Supporting the Arts in Western Massachusetts and Beyond

July 15, 2018

REVIEW: Hartford Stage, The Pianist of Willesden Lane

Hartford Stage, Hartford, CT
through July 22
by Rebecca Phelps

Photo Courtesy of Hartford Stage
Who else but Hershey Felder, well-known and beloved musician, actor and entrepreneur, could have adapted, produced and directed this incredible performance. The story of Lisa Jura, Viennese pianist, started out as a book written by Mona Gobalek, her daughter, and is now adapted as a moving, and awe-inspiring live theater piece performed by Mona herself. Through music and story-telling she tells the incredible true story of Lisa’s life during the rise of the Nazis.

In 1938, at age fourteen, Lisa’s Jewish parents placed her on a train in order to ensure her safety and she became one of the thousands of children who were transported to London as part of the Kindertransports. There she lived and practiced the piano in a hostel full of displaced children at Willesden Lane. Lisa’s mother (Mona’s grandmother) impressed upon her daughter to keep playing the piano; that no matter where life took her, she would always be there with her, through the music. And this advice was in evidence last night as her granddaughter, Mona performed.

Mona’s prowess as a pianist is on display throughout the performance as she sprinkles her story with segments of pieces from repertoire ranging from Bach, Beethoven, Debussy, Rachmaninoff, Grieg, Scriabin and even Cole Porter.

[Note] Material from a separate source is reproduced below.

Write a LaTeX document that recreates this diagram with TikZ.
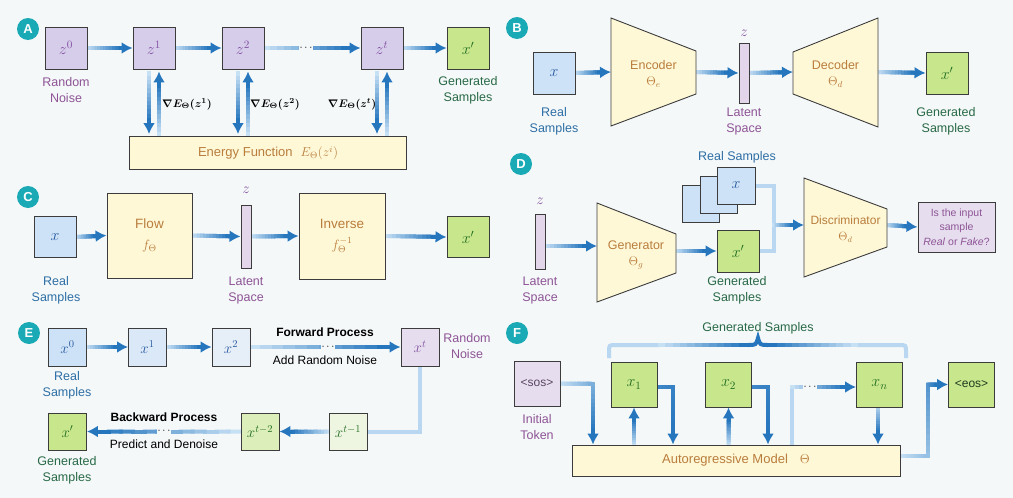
\RequirePackage{fix-cm}
\documentclass[tikz,border=0pt]{standalone}
\usepackage{fontspec}
\setmainfont{Liberation Sans}
\usetikzlibrary{arrows.meta,calc}

\definecolor{bgcol}{RGB}{244,248,249}
\definecolor{edgecol}{RGB}{60,60,60}
\definecolor{badgecol}{RGB}{26,170,182}
\definecolor{arrlight}{RGB}{198,224,244}
\definecolor{arrdark}{RGB}{38,118,190}
\definecolor{linelight}{RGB}{185,215,240}
\definecolor{zfill}{RGB}{214,205,235}
\definecolor{ztext}{RGB}{130,80,160}
\definecolor{barfill}{RGB}{228,214,234}
\definecolor{pfill}{RGB}{230,222,238}
\definecolor{yfill}{RGB}{255,248,215}
\definecolor{ytext}{RGB}{185,125,60}
\definecolor{gfill}{RGB}{200,230,140}
\definecolor{gtext}{RGB}{35,110,35}
\definecolor{rfill}{RGB}{205,226,247}
\definecolor{rtext}{RGB}{40,90,160}
\definecolor{purplelbl}{RGB}{142,84,150}
\definecolor{bluelbl}{RGB}{45,110,165}
\definecolor{greenlbl}{RGB}{40,105,70}
\definecolor{efillA}{RGB}{218,232,247}
\definecolor{efillB}{RGB}{230,238,247}
\definecolor{efillC}{RGB}{238,245,225}
\definecolor{efillD}{RGB}{220,238,185}

\pgfdeclarelayer{back}
\pgfsetlayers{back,main}

% light-to-dark pieces of the blue connectors
\newcommand{\gradseg}[4]{%
  \foreach \k in {0,...,11}{%
    \pgfmathtruncatemacro{\mixp}{#3+(#4-#3)*\k/11}%
    \draw[line width=4pt, line cap=rect, color=arrdark!\mixp!arrlight]
      ($(#1)!{\k/12}!(#2)$) -- ($(#1)!{(\k+1)/12}!(#2)$);
  }%
}
\newcommand{\gradarrow}[4]{%
  \coordinate (gbase) at ($(#2)!10pt!(#1)$);
  \gradseg{#1}{gbase}{#3}{#4}
  \draw[arrdark, line width=4pt, -{Latex[length=11pt,width=12pt]}] ($(#2)!12pt!(#1)$) -- (#2);
}

\begin{document}
\begin{tikzpicture}[x=1pt,y=-1pt,
  box/.style={draw=edgecol, line width=0.9pt, inner sep=0pt, minimum width=42pt, minimum height=42pt, font=\fontsize{16}{18}\selectfont},
  zbox/.style={box, fill=zfill, text=ztext},
  rbox/.style={box, fill=rfill, text=rtext},
  gbox/.style={box, fill=gfill, text=gtext},
  ybox/.style={box, fill=yfill, text=ytext, align=center, font=\fontsize{13}{16}\selectfont},
  trap/.style={draw=edgecol, line width=0.9pt, fill=yfill},
  trtext/.style={text=ytext, align=center, inner sep=0pt, font=\fontsize{12.5}{16}\selectfont},
  bar/.style={draw=edgecol, line width=0.9pt, fill=barfill, minimum width=10pt, inner sep=0pt},
  badge/.style={circle, fill=badgecol, text=white, minimum size=22pt, inner sep=0pt, font=\bfseries\fontsize{13}{13}\selectfont},
  lbl/.style={align=center, inner sep=0pt, font=\fontsize{12.5}{16}\selectfont},
  zlbl/.style={text=ztext, inner sep=0pt, font=\fontsize{15}{15}\selectfont},
  grad/.style={inner sep=0pt, font=\boldmath\fontsize{11}{13}\selectfont},
  dots/.style={fill=bgcol, inner sep=0.5pt, font=\fontsize{11}{11}\selectfont},
  lightln/.style={linelight, line width=4pt},
  ]

\begin{pgfonlayer}{back}
\fill[bgcol] (0,0) rectangle (1013,498);
\end{pgfonlayer}
\useasboundingbox (0,0) rectangle (1013,498);

% ---------------- A: energy based ----------------
\node[badge] (bA) at (28,29) {A};
\node[zbox] (z0) at (66,48) {$z^{0}$};
\node[zbox] (z1) at (154,48) {$z^{1}$};
\node[zbox] (z2) at (243,48) {$z^{2}$};
\node[zbox] (zt) at (382,48) {$z^{t}$};
\node[gbox] (xA) at (468,48) {$x'$};
\node[lbl, text=purplelbl] (nzA) at (66,90) {Random\\Noise};
\node[lbl, text=greenlbl] (gnA) at (468,90) {Generated\\Samples};
\node[ybox, minimum width=277pt, minimum height=33pt] (en) at (268,153) {Energy Function\hspace{8pt}$E_{\Theta}(z^{i})$};
% Text Node
\node[grad] (g1) at (187,104) {$\nabla E_{\Theta}(z^{1})$};
\node[grad] (g2) at (275,104) {$\nabla E_{\Theta}(z^{2})$};
\node[grad] (g3) at (352,104) {$\nabla E_{\Theta}(z^{t})$};

% ---------------- B: autoencoder ----------------
\node[badge] (bB) at (517,28) {B};
\node[rbox] (xB) at (554,73) {$x$};
\node[lbl, text=bluelbl] (rlB) at (554,121) {Real\\Samples};
\draw[trap] (611,18) -- (696,51) -- (696,94) -- (611,126) -- cycle;
\node[trtext] (enc) at (653.5,74) {Encoder\\$\Theta_{e}$};
\coordinate (encL) at (611,72);
\coordinate (encR) at (696,72);
\node[bar, minimum height=60pt] (lzB) at (744,73) {};
\node[zlbl] (zlB) at (744,33) {$z$};
\node[lbl, text=purplelbl] (ltB) at (744,121) {Latent\\Space};
\draw[trap] (793,52) -- (878,18) -- (878,127) -- (793,94) -- cycle;
\node[trtext] (dec) at (835.5,74) {Decoder\\$\Theta_{d}$};
\coordinate (decL) at (793,72);
\coordinate (decR) at (878,72);
\node[gbox] (xBg) at (947,73) {$x'$};
\node[lbl, text=greenlbl] (gnB) at (946,121) {Generated\\Samples};

% ---------------- C: flow ----------------
\node[badge] (bC) at (28,197) {C};
\node[rbox, minimum height=41pt] (xC) at (55,237) {$x$};
\node[lbl, text=bluelbl] (rlC) at (56,290) {Real\\Samples};
\node[ybox, minimum width=85pt, minimum height=85pt, font=\fontsize{13.5}{16}\selectfont] (flow) at (149.5,235.5) {Flow\\[5pt]$f_{\Theta}$};
\node[bar, minimum height=63pt] (lzC) at (246,236.5) {};
\node[zlbl] (zlC) at (246,190) {$z$};
\node[lbl, text=purplelbl] (ltC) at (246,290) {Latent\\Space};
\node[ybox, minimum width=86pt, minimum height=86pt, font=\fontsize{13.5}{16}\selectfont] (inv) at (342,236) {Inverse\\[5pt]$f_{\Theta}^{-1}$};
\node[gbox, minimum height=41pt] (xCg) at (468,237) {$x'$};

% ---------------- D: GAN ----------------
\node[badge] (bD) at (521,164) {D};
\node[bar, minimum height=55pt] (lzD) at (540,241.5) {};
\node[zlbl] (zlD) at (540,201) {$z$};
\node[lbl, text=purplelbl] (ltD) at (540,290) {Latent\\Space};
\draw[trap] (597,203) -- (676,234) -- (676,273) -- (597,302) -- cycle;
\node[trtext] (gen) at (636,255) {Generator\\$\Theta_{g}$};
\coordinate (lzDo) at ($(lzD.east)+(0,4.5)$);
\coordinate (genL) at (597,246);
\coordinate (genR) at (676,251);
\node[rbox, minimum width=37pt, minimum height=37pt] (rb3) at (700.5,204) {};
\node[rbox, minimum width=37pt, minimum height=37pt] (rb2) at (718.5,194.5) {};
\node[rbox, minimum width=38pt, minimum height=37pt] (rf) at (736,185.5) {$x$};
\node[lbl, text=bluelbl] (rlD) at (737,157) {Real Samples};
\node[gbox] (xDg) at (738,251) {$x'$};
\node[lbl, text=greenlbl] (gnD) at (737,290) {Generated\\Samples};
\draw[trap] (804,178) -- (887,209) -- (887,247) -- (804,277) -- cycle;
\node[trtext, font=\fontsize{12}{16}\selectfont] (disc) at (845.5,229) {Discriminator\\$\Theta_{d}$};
\coordinate (jn) at (774,225);
\coordinate (dL) at (804,225);
\coordinate (dR) at (887,225);
\node[box, fill=pfill, text=purplelbl, minimum width=77pt, minimum height=50pt, align=center, font=\fontsize{10.5}{14.5}\selectfont] (qb) at (956.5,227) {Is the input\\sample\\\textit{Real} or \textit{Fake}?};

% ---------------- E: diffusion ----------------
\node[badge] (bE) at (29,333) {E};
\node[box, fill=rfill, text=rtext, minimum width=38pt, minimum height=38pt, font=\fontsize{15}{17}\selectfont] (e0) at (67.5,347) {$x^{0}$};
\node[box, fill=efillA, text=rtext, minimum width=38pt, minimum height=38pt, font=\fontsize{15}{17}\selectfont] (e1) at (147.5,347) {$x^{1}$};
\node[box, fill=efillB, text=rtext, minimum width=38pt, minimum height=38pt, font=\fontsize{15}{17}\selectfont] (e2) at (231,347) {$x^{2}$};
\node[box, fill=pfill, text=ztext, minimum width=38pt, minimum height=38pt, font=\fontsize{15}{17}\selectfont] (et) at (420,347) {$x^{t}$};
\node[lbl, text=bluelbl] (rlE) at (67,385) {Real\\Samples};
\node[lbl, text=purplelbl] (nzE) at (467,346) {Random\\Noise};
\node[lbl, font=\bfseries\fontsize{12}{14}\selectfont] (fwd) at (325,332.5) {Forward Process};
\node[lbl, font=\fontsize{12}{14}\selectfont] (fwdn) at (325,360) {Add Random Noise};
\node[box, fill=efillC, text=gtext, minimum width=38pt, minimum height=37pt, font=\fontsize{15}{17}\selectfont] (et1) at (348,431.5) {$x^{t-1}$};
\node[box, fill=efillD, text=gtext, minimum width=38pt, minimum height=37pt, font=\fontsize{15}{17}\selectfont] (et2) at (260,431.5) {$x^{t-2}$};
\node[box, fill=gfill, text=gtext, minimum width=38pt, minimum height=37pt, font=\fontsize{15}{17}\selectfont] (eg) at (67.5,431.5) {$x'$};
\node[lbl, font=\bfseries\fontsize{12}{14}\selectfont] (bwd) at (164,417) {Backward Process};
\node[lbl, font=\fontsize{12}{14}\selectfont] (bwdn) at (164,444) {Predict and Denoise};
\node[lbl, text=greenlbl] (gnE) at (67,470) {Generated\\Samples};

% ---------------- F: autoregressive ----------------
\node[badge] (bF) at (517,333) {F};
\node[lbl, text=greenlbl] (gnF) at (758,328) {Generated Samples};
\node[box, fill=pfill, text={rgb,255:red,90;green,70;blue,100}, minimum width=46pt, minimum height=45pt, font=\fontsize{12}{14}\selectfont] (sos) at (537,383.5) {<sos>};
\node[lbl, text=purplelbl] (itF) at (537,427) {Initial\\Token};
\node[gbox, minimum width=46pt, minimum height=45pt] (xf1) at (634,384.5) {$x_{1}$};
\node[gbox, minimum width=46pt, minimum height=45pt] (xf2) at (728.5,384.5) {$x_{2}$};
\node[gbox, minimum width=46pt, minimum height=45pt] (xfn) at (879.5,384.5) {$x_{n}$};
\node[gbox, text={rgb,255:red,30;green,60;blue,30}, minimum width=46pt, minimum height=45pt, font=\fontsize{12}{14}\selectfont] (eos) at (971.5,384.5) {<eos>};
\node[ybox, minimum width=328pt, minimum height=31pt] (model) at (736,460.5) {Autoregressive Model\hspace{12pt}$\Theta$};

% ---------------- connectors ----------------
\begin{pgfonlayer}{back}
% A
\gradarrow{z0.east}{z1.west}{0}{100}
\gradarrow{z1.east}{z2.west}{0}{100}
\gradarrow{z2.east}{zt.west}{0}{100}
\gradarrow{zt.east}{xA.west}{0}{100}
\foreach \zn in {z1,z2,zt}{
  \coordinate (dnA) at ($(\zn.south)+(-5,4)$);
  \coordinate (dnB) at ($(dnA |- en.north)+(0,-2)$);
  \coordinate (upA) at ($(\zn.south)+(5,2)$);
  \coordinate (upB) at ($(upA |- en.north)+(0,-2)$);
  \gradarrow{dnA}{dnB}{0}{100}
  \gradarrow{upB}{upA}{0}{100}
}
% B
\gradarrow{xB.east}{encL}{0}{100}
\gradarrow{encR}{lzB.west}{0}{100}
\gradarrow{lzB.east}{decL}{0}{100}
\gradarrow{decR}{xBg.west}{0}{100}
% C
\gradarrow{xC.east}{flow.west}{0}{100}
\gradarrow{flow.east}{lzC.west}{0}{100}
\gradarrow{lzC.east}{inv.west}{0}{100}
\gradarrow{inv.east}{xCg.west}{0}{100}
% D
\gradarrow{lzDo}{genL}{0}{100}
\gradarrow{genR}{xDg.west}{0}{100}
\draw[lightln] (rf.east) -| (jn);
\draw[lightln] (xDg.east) -| (jn);
\gradarrow{jn}{dL}{0}{100}
\gradarrow{dR}{qb.west}{0}{100}
% E
\gradarrow{e0.east}{e1.west}{0}{100}
\gradarrow{e1.east}{e2.west}{0}{100}
\gradarrow{e2.east}{et.west}{0}{100}
\draw[lightln] (et.south) |- (et1.east);
\gradarrow{et1.west}{et2.east}{0}{100}
\gradarrow{et2.west}{eg.east}{0}{100}
% F
\coordinate (sosK) at (593,383.5);
\coordinate (sosM) at (sosK |- model.north);
\gradseg{sos.east}{sosK}{0}{45}
\gradarrow{sosK}{sosM}{45}{100}
\foreach \xn/\xk in {xf1/673,xf2/768}{
  \coordinate (upM) at (\xn.south |- model.north);
  \gradarrow{upM}{\xn.south}{0}{100}
  \coordinate (rtA) at ($(\xn.east)+(0,2.5)$);
  \coordinate (rtK) at (\xk,387);
  \coordinate (rtM) at (rtK |- model.north);
  \gradseg{rtA}{rtK}{85}{90}
  \gradarrow{rtK}{rtM}{90}{100}
}
\coordinate (nxM) at (792,445);
\coordinate (nxK) at (792,387);
\coordinate (nxE) at (xfn.west |- nxK);
\draw[lightln, line cap=rect] (nxM) -- (nxK);
\gradarrow{nxK}{nxE}{0}{100}
\coordinate (xnA) at ($(xfn.south)+(-1.5,0)$);
\coordinate (xnM) at (xnA |- model.north);
\gradarrow{xnA}{xnM}{10}{100}
\coordinate (eoA) at (900,456);
\coordinate (eoK) at (928,456);
\coordinate (eoL) at (928,384.5);
\gradseg{eoA}{eoK}{0}{30}
\gradseg{eoK}{eoL}{30}{70}
\gradarrow{eoL}{eos.west}{70}{100}
% brace over the generated samples
\coordinate (brL) at (660,345);
\coordinate (brM) at (748,345);
\coordinate (brN) at (768,345);
\coordinate (brR) at (856,345);
\draw[lightln] (609,358) -- (609,352) .. controls (609,345) .. (616,345) -- (brL);
\draw[lightln] (906,358) -- (906,352) .. controls (906,345) .. (899,345) -- (brR);
\gradseg{brL}{brM}{0}{100}
\gradseg{brR}{brN}{0}{100}
\draw[arrdark, line width=4pt] (brM) .. controls (756,345) .. (758,338) .. controls (760,345) .. (brN);
\end{pgfonlayer}

% dots on the long connectors
\node[dots] (dA) at (306,48) {$\cdots$};
\node[dots] (dE1) at (328,347) {$\cdots$};
\node[dots] (dE2) at (164,431.5) {$\cdots$};
\node[dots] (dF) at (810,387) {$\cdots$};

\end{tikzpicture}
\end{document}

From a purely musical standpoint her playing is virtuosic and provides plenty of entertainment in and of itself, but she infuses the performance with vignettes of Lisa’s parents, friends and teachers, incredibly, often story-telling as she plays difficult pieces simultaneously.

The set is simple, with huge, empty gold frames suspended from the ceiling that are filled with projections of footage from the time period, including portraits of her parents, children being herded onto trains, bombings and the London blitz. However, there are also light touches of humor sprinkled throughout and overall the show is anything but depressing. This is a story of survival and triumph told graciously by a master performer and musician.